Hanging man candlestick formations are another reversal pattern. This formation typically happens after a prolonged uptrend when a security moves significantly lower after the open, but rallies to close well above the intraday low. It is important to emphasize that the hanging man pattern is a warning of potential price change, not a signal, in and of itself, to go short.
“Hang ‘em high” (below) includes an example found in Alcoa (AA). On Feb. 15, Alcoa formed a hanging man pattern after a brief uptrend, Alcoa opened at $9.34 and made a high of $9.36, a low of $9.20 and then closed at $9.32. So after making a low of $9.20, Alcoa recovered and closed almost near its opening price.
A trader might have taken short positions once the Feb. 15 low of $9.20 was taken out in subsequent trading sessions. This happened on Feb. 19 when Alcoa opened at $9.31. Once the $9.20 level was broken, shorts might have been initiated, with a stop loss set at the Feb. 15 high of $9.36. In later trading sessions, Alcoa reached a low of $8.30.

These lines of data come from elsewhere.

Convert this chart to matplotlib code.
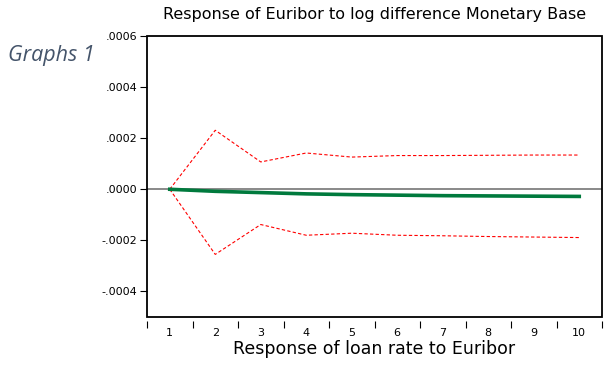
import numpy as np
import matplotlib.pyplot as plt
from matplotlib.patches import Rectangle

# impulse response and +/- 2 s.e. bands
periods = [1, 2, 3, 4, 5, 6, 7, 8, 9, 10]
response = [0.0, -0.000008, -0.000013, -0.000018, -0.000021, -0.000023, -0.000025, -0.000026, -0.000027, -0.000028]
upper = [0.0, 0.000231, 0.000107, 0.000142, 0.000126, 0.000132, 0.000132, 0.000133, 0.000134, 0.000134]
lower = [0.0, -0.000255, -0.000138, -0.000180, -0.000172, -0.000180, -0.000182, -0.000185, -0.000187, -0.000189]
yticks = [-0.0004, -0.0002, 0.0, 0.0002, 0.0004, 0.0006]
ytick_labels = ["-.0004", "-.0002", ".0000", ".0002", ".0004", ".0006"]

plt.rcParams['font.family'] = ['DejaVu Sans']

fig = plt.figure(figsize=(6.06, 3.65), dpi=100)
ax = fig.add_axes([147 / 606, 48 / 365, 455 / 606, 281 / 365])

ax.axhline(0, color='#808080', lw=1.3, zorder=1)
ax.plot(periods, upper, color='red', lw=0.8, ls=(0, (3, 2)), zorder=2)
ax.plot(periods, lower, color='red', lw=0.8, ls=(0, (3, 2)), zorder=2)
ax.plot(periods, response, color='#007A3D', lw=2.6, zorder=3)

ax.set_xlim(0.5, 10.5)
ax.set_ylim(-0.0005, 0.0006)

# frame drawn separately so the x tick axis can sit slightly below it
for s in ax.spines.values():
    s.set_visible(False)
ax.spines['bottom'].set_visible(True)
ax.spines['bottom'].set_position(('outward', 3))
ax.spines['bottom'].set_linewidth(0)
ax.add_patch(Rectangle((0, 0), 1, 1, transform=ax.transAxes, fill=False,
                       edgecolor='black', lw=1.3, clip_on=False, zorder=5))

ax.set_xticks(periods)
ax.set_xticklabels([str(p) for p in periods], fontsize=8)
ax.set_xticks(np.arange(0.5, 11, 1), minor=True)
ax.tick_params(axis='x', which='major', length=0, pad=5)
ax.tick_params(axis='x', which='minor', length=5, width=0.8, direction='out')

ax.set_yticks(yticks)
ax.set_yticklabels(ytick_labels, fontsize=8)
ax.tick_params(axis='y', length=5, width=0.8, direction='out', pad=2)

ax.set_title("Response of Euribor to log difference Monetary Base", fontsize=11.5, pad=12)
ax.set_xlabel("Response of loan rate to Euribor", fontsize=12.5, labelpad=1)

fig.text(8 / 606, 1 - 55 / 365, "Graphs 1", fontsize=15.5, style='italic',
         color='#44546A', family=['Open Sans', 'DejaVu Sans'], va='center', ha='left')

fig.savefig("out.png", dpi=100)
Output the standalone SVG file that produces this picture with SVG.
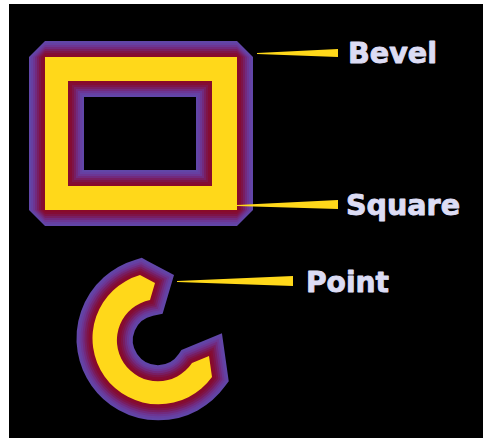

Although they are relatively reliable, candle patterns are just one tool in a trader’s toolbox. Traders should integrate candlestick analysis, moving averages, Bollinger bands, price patterns (such as triangles) and indicators (such as stochastic or CCI) to reach trading decisions. Of course, the break of a simple trendline is a powerful message that should not be ignored, particularly when done in the neighborhood of reversal formations.